By Timothy Schotanus (Mudbuster) (206.15.138.211) on : Edit |
I had a severe water leak problem a while back with my max4. I assumed that I had bearing problems because. My machine is 4 years old and ridden rough. After checking I did not have bearing problems(a couple did feel a little rough but no play) I had some rivets missing from my skid plate. 5 holes each 3/16 inch will leak a lot of water. While I was working on the machine I did use some gasket maker on the outer bearing to body plates and now I don't leak a drop. Be careful when you think you are leaking, some comes in from splashing.
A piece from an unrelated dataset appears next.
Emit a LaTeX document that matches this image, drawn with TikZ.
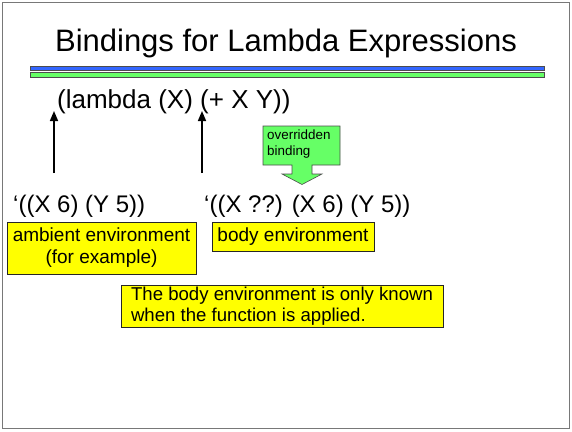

I like the idea of going in the water with no floor pan(careful where you put your feet) and just watch.
By John Schwab (Johnschwab) (69.48.10.136) on : Edit |
Hi Tim- I used the no-floor-pan idea to find my MaxII leaks also. It turns out most of my leakage was through damaged drain plug holes and a small puncture in the front. I simply put a little RTV sealant on the plugs if I will be doing any swimming and that takes care of it. Afterwards the RTV easily rubs off of the plastic with a rag.